EXERCISE TASK
Among the entries that follow, locate the line with "Emit a LaTeX" and the line with "(5,367.5) rectangle (1162,722);". Output those lines and all lines in between, exactly, minus the pictures.

-- start MATERIAL FOR THIS TASK --

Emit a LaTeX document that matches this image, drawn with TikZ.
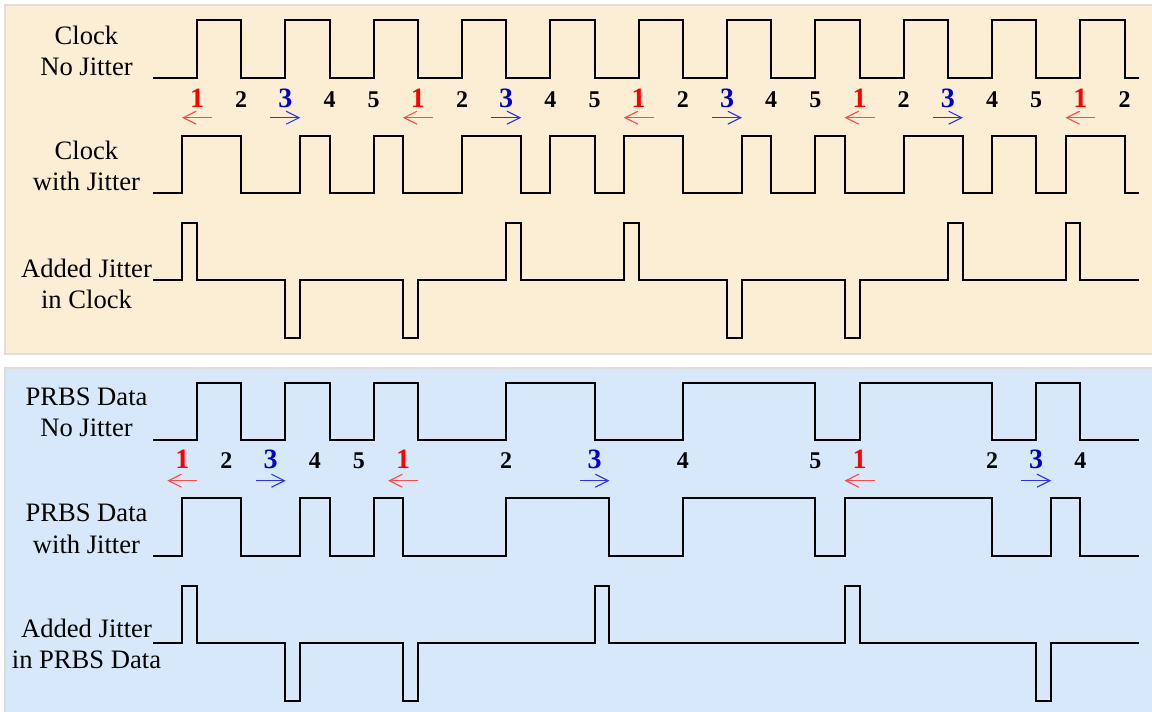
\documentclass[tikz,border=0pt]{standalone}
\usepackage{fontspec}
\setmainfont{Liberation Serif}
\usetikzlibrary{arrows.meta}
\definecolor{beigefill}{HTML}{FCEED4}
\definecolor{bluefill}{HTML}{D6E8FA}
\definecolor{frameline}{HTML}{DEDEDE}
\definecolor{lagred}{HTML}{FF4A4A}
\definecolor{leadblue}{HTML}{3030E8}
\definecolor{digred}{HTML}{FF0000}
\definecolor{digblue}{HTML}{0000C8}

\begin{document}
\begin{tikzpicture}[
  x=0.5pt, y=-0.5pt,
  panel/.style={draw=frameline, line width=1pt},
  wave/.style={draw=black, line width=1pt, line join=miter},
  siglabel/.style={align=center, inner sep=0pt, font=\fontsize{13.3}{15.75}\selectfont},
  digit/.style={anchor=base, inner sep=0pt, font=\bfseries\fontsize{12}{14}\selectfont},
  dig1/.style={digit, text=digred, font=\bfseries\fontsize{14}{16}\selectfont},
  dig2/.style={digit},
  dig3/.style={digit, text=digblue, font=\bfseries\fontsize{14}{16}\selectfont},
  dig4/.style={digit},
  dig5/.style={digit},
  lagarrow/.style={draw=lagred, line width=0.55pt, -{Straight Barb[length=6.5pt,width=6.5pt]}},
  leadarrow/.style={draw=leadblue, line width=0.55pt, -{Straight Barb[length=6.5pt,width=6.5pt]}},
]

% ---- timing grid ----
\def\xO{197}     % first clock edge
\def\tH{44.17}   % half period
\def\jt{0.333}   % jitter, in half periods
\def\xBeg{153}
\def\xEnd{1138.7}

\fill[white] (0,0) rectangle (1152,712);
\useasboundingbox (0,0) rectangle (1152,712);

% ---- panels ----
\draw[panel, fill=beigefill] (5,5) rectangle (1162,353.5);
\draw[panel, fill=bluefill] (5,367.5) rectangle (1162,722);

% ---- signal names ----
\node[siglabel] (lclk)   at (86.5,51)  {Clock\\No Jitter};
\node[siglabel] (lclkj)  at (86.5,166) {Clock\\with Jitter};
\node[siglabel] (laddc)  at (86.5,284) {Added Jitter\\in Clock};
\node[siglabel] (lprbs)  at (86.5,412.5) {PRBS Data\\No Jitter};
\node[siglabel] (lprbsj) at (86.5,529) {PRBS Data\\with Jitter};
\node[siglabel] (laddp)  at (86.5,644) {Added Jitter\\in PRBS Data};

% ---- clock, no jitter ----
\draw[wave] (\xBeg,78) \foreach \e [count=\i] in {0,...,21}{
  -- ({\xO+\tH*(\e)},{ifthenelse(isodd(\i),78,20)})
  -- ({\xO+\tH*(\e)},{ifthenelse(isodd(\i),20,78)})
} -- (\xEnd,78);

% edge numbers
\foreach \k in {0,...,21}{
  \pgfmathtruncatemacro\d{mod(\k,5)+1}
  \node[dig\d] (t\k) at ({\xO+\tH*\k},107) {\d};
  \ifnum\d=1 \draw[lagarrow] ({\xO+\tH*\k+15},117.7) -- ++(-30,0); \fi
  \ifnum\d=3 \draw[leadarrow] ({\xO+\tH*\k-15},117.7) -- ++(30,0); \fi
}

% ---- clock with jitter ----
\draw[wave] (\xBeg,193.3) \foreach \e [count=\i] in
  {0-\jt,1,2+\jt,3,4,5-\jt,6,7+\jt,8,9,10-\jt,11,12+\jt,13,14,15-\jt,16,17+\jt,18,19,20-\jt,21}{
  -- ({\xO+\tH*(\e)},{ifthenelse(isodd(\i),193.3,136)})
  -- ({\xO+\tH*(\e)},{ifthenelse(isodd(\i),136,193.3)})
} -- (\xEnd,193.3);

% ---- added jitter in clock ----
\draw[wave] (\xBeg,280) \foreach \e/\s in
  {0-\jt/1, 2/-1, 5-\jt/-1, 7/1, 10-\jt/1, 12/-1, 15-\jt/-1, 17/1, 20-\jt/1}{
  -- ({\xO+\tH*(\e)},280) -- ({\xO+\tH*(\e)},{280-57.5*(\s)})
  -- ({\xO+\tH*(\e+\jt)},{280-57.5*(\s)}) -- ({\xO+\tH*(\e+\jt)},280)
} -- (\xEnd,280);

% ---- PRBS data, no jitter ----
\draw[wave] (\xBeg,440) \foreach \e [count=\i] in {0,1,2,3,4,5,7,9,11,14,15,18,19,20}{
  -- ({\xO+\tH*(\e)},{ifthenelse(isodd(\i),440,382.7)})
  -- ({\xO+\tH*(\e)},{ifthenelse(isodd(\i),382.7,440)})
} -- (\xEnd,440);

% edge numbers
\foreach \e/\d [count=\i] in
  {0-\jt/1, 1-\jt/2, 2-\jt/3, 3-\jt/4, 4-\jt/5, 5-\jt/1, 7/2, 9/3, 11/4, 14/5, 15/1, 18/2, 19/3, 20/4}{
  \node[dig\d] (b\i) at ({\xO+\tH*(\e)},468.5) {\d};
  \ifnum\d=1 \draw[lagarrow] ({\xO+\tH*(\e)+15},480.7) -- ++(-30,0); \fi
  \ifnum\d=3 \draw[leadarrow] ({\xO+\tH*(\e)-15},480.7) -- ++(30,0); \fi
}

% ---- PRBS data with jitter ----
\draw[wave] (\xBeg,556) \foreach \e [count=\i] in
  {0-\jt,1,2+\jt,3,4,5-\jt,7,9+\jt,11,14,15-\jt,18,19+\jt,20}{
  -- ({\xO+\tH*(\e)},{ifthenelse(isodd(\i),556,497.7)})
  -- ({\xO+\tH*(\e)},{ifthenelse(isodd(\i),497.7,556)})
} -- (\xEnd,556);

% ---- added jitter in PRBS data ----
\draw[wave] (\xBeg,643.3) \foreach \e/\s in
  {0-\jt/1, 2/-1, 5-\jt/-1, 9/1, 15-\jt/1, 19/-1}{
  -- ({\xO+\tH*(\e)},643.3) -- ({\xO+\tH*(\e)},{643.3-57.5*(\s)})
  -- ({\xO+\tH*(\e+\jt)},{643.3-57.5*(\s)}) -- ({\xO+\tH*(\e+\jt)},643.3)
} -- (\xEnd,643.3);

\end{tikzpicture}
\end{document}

-- end MATERIAL FOR THIS TASK --
-- start MATERIAL FOR THIS TASK --

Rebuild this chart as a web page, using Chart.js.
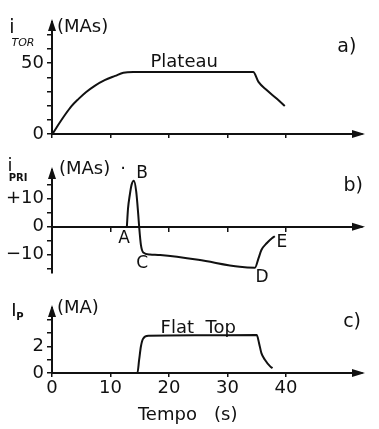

-- end MATERIAL FOR THIS TASK --

SOLUTION TO THE EXERCISE
Emit a LaTeX document that matches this image, drawn with TikZ.
\documentclass[tikz,border=0pt]{standalone}
\usepackage{fontspec}
\setmainfont{Liberation Serif}
\usetikzlibrary{arrows.meta}
\definecolor{beigefill}{HTML}{FCEED4}
\definecolor{bluefill}{HTML}{D6E8FA}
\definecolor{frameline}{HTML}{DEDEDE}
\definecolor{lagred}{HTML}{FF4A4A}
\definecolor{leadblue}{HTML}{3030E8}
\definecolor{digred}{HTML}{FF0000}
\definecolor{digblue}{HTML}{0000C8}

\begin{document}
\begin{tikzpicture}[
  x=0.5pt, y=-0.5pt,
  panel/.style={draw=frameline, line width=1pt},
  wave/.style={draw=black, line width=1pt, line join=miter},
  siglabel/.style={align=center, inner sep=0pt, font=\fontsize{13.3}{15.75}\selectfont},
  digit/.style={anchor=base, inner sep=0pt, font=\bfseries\fontsize{12}{14}\selectfont},
  dig1/.style={digit, text=digred, font=\bfseries\fontsize{14}{16}\selectfont},
  dig2/.style={digit},
  dig3/.style={digit, text=digblue, font=\bfseries\fontsize{14}{16}\selectfont},
  dig4/.style={digit},
  dig5/.style={digit},
  lagarrow/.style={draw=lagred, line width=0.55pt, -{Straight Barb[length=6.5pt,width=6.5pt]}},
  leadarrow/.style={draw=leadblue, line width=0.55pt, -{Straight Barb[length=6.5pt,width=6.5pt]}},
]

% ---- timing grid ----
\def\xO{197}     % first clock edge
\def\tH{44.17}   % half period
\def\jt{0.333}   % jitter, in half periods
\def\xBeg{153}
\def\xEnd{1138.7}

\fill[white] (0,0) rectangle (1152,712);
\useasboundingbox (0,0) rectangle (1152,712);

% ---- panels ----
\draw[panel, fill=beigefill] (5,5) rectangle (1162,353.5);
\draw[panel, fill=bluefill] (5,367.5) rectangle (1162,722);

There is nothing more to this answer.